*PROBLEM TO SOLVE*
Print the lines starting at the line containing "Convert this chart to Altair code." and ending at the line containing "base = alt.Chart(df)", exactly and in full, without the pictures.

.....

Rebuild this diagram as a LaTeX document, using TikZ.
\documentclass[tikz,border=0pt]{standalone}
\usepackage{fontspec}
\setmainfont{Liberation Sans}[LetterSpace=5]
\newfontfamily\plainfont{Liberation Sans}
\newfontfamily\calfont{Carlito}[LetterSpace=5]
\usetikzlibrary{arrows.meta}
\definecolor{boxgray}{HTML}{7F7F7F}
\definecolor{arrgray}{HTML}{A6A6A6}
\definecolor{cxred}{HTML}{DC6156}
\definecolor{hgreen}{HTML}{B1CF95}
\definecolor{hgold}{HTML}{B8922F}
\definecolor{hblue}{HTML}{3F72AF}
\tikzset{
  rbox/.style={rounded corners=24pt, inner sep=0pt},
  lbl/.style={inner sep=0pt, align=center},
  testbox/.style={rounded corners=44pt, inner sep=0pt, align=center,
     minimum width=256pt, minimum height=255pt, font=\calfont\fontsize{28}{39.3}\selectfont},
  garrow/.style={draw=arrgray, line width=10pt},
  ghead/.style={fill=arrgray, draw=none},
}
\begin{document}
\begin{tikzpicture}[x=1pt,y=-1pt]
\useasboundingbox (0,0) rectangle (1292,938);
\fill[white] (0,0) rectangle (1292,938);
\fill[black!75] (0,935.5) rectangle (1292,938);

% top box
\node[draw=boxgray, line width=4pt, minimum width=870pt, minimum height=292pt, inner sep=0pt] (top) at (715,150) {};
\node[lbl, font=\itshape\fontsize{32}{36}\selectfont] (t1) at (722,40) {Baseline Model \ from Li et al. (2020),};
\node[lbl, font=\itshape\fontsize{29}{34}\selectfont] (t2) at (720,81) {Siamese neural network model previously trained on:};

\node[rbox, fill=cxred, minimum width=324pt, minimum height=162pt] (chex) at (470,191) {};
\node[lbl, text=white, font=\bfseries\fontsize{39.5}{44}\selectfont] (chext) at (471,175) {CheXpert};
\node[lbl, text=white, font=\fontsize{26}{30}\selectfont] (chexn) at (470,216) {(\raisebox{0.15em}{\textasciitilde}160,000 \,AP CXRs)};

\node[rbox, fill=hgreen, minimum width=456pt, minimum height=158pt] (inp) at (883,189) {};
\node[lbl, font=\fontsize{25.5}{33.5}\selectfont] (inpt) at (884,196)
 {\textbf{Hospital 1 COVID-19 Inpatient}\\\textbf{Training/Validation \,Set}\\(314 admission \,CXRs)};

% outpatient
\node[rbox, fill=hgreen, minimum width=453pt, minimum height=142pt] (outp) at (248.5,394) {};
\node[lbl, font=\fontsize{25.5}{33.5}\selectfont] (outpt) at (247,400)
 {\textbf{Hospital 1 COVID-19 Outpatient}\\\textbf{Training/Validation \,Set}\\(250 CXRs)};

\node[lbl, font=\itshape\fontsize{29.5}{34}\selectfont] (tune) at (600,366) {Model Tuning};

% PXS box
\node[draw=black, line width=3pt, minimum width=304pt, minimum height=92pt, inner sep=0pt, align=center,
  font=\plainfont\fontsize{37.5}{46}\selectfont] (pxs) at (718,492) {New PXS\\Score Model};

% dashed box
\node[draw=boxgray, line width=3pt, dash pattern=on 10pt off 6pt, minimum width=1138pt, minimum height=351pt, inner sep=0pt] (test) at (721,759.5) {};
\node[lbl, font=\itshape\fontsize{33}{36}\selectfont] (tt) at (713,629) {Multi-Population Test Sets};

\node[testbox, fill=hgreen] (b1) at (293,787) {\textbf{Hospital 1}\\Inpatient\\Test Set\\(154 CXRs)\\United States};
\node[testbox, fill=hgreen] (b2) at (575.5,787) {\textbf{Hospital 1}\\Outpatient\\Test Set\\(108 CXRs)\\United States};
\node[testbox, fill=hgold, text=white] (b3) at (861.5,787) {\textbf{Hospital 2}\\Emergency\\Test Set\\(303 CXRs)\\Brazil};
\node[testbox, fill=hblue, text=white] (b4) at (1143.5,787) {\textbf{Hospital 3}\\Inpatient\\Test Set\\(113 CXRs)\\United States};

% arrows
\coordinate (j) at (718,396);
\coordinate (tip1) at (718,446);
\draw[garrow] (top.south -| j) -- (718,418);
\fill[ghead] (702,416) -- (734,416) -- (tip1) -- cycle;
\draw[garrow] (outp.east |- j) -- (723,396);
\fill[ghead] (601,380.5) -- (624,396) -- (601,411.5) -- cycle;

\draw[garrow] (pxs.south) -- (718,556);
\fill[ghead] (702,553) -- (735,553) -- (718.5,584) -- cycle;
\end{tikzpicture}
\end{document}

.....

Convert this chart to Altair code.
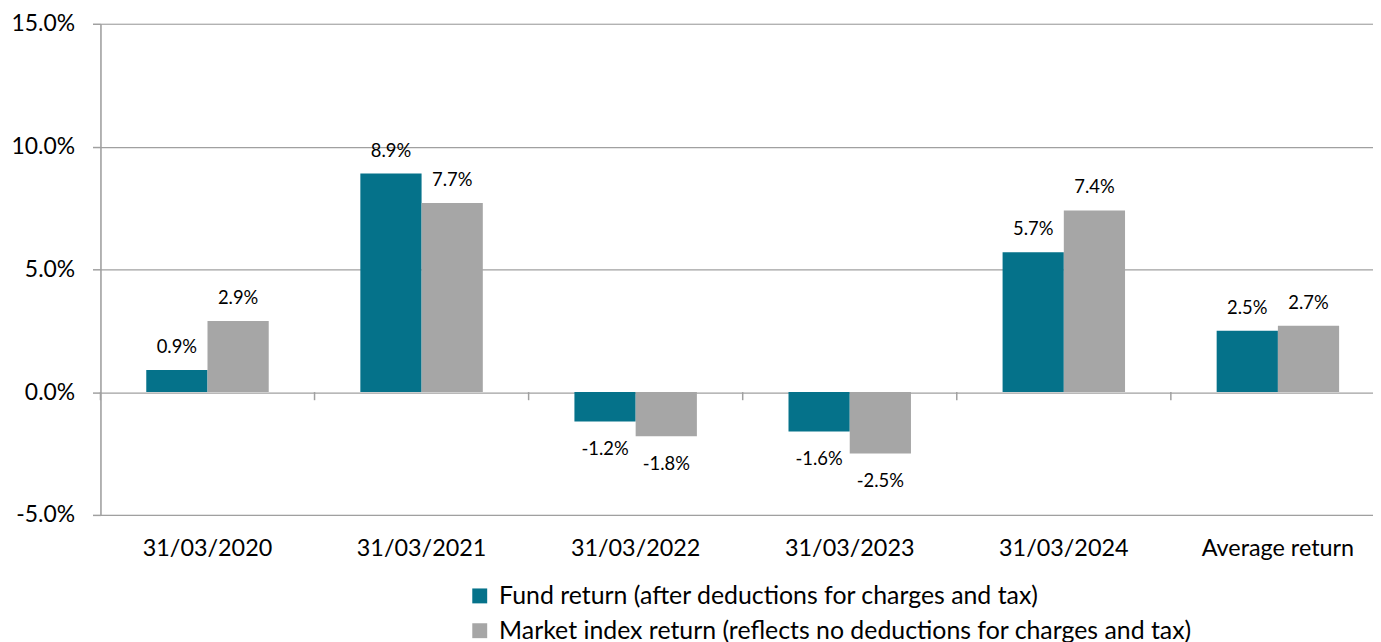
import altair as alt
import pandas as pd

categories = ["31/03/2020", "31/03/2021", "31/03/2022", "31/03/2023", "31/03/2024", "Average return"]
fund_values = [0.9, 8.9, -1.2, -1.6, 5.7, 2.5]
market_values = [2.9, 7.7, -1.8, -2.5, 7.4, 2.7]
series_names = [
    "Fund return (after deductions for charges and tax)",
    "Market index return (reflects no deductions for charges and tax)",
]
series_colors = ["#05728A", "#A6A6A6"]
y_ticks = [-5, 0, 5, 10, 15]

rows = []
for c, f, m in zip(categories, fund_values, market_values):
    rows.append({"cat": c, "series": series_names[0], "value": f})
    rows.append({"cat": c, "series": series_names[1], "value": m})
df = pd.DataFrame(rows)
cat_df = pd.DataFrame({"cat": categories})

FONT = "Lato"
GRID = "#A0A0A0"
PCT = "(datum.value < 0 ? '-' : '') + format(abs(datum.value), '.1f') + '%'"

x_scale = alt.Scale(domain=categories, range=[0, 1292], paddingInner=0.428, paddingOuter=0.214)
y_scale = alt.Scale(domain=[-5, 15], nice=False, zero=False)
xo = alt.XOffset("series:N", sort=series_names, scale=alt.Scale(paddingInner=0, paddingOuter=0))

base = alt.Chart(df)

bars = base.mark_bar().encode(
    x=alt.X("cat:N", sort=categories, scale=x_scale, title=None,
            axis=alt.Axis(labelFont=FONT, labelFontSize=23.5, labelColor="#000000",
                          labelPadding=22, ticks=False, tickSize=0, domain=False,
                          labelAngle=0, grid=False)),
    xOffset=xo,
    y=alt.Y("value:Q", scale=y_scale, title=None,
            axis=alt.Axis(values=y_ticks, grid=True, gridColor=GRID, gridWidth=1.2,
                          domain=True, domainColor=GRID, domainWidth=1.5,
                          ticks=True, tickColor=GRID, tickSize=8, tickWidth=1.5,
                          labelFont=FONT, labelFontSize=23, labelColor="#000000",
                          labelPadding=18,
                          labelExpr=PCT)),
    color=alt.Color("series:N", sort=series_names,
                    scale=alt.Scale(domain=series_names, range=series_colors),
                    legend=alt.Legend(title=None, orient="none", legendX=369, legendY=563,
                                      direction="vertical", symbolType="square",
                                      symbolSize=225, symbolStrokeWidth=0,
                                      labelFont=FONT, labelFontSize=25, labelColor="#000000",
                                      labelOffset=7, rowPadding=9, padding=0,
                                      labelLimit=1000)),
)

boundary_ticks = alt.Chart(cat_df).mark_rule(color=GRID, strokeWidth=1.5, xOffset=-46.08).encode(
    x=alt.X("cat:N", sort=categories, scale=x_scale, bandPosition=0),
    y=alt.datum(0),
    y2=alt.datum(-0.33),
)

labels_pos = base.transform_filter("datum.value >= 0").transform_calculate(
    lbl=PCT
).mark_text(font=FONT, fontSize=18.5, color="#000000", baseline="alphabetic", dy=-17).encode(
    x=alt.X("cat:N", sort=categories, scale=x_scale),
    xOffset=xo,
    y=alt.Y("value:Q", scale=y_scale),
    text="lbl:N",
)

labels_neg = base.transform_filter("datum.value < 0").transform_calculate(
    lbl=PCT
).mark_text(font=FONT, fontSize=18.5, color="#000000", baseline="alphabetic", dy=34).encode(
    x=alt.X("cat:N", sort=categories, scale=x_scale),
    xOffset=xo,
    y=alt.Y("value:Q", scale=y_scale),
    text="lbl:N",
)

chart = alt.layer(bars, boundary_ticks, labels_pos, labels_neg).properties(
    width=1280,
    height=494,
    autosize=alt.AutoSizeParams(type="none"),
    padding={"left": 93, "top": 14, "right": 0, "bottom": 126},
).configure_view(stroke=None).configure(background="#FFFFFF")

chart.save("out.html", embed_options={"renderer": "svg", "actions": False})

.....

*ANSWER IN FULL*
Convert this chart to Altair code.
import altair as alt
import pandas as pd

categories = ["31/03/2020", "31/03/2021", "31/03/2022", "31/03/2023", "31/03/2024", "Average return"]
fund_values = [0.9, 8.9, -1.2, -1.6, 5.7, 2.5]
market_values = [2.9, 7.7, -1.8, -2.5, 7.4, 2.7]
series_names = [
    "Fund return (after deductions for charges and tax)",
    "Market index return (reflects no deductions for charges and tax)",
]
series_colors = ["#05728A", "#A6A6A6"]
y_ticks = [-5, 0, 5, 10, 15]

rows = []
for c, f, m in zip(categories, fund_values, market_values):
    rows.append({"cat": c, "series": series_names[0], "value": f})
    rows.append({"cat": c, "series": series_names[1], "value": m})
df = pd.DataFrame(rows)
cat_df = pd.DataFrame({"cat": categories})

FONT = "Lato"
GRID = "#A0A0A0"
PCT = "(datum.value < 0 ? '-' : '') + format(abs(datum.value), '.1f') + '%'"

x_scale = alt.Scale(domain=categories, range=[0, 1292], paddingInner=0.428, paddingOuter=0.214)
y_scale = alt.Scale(domain=[-5, 15], nice=False, zero=False)
xo = alt.XOffset("series:N", sort=series_names, scale=alt.Scale(paddingInner=0, paddingOuter=0))

base = alt.Chart(df)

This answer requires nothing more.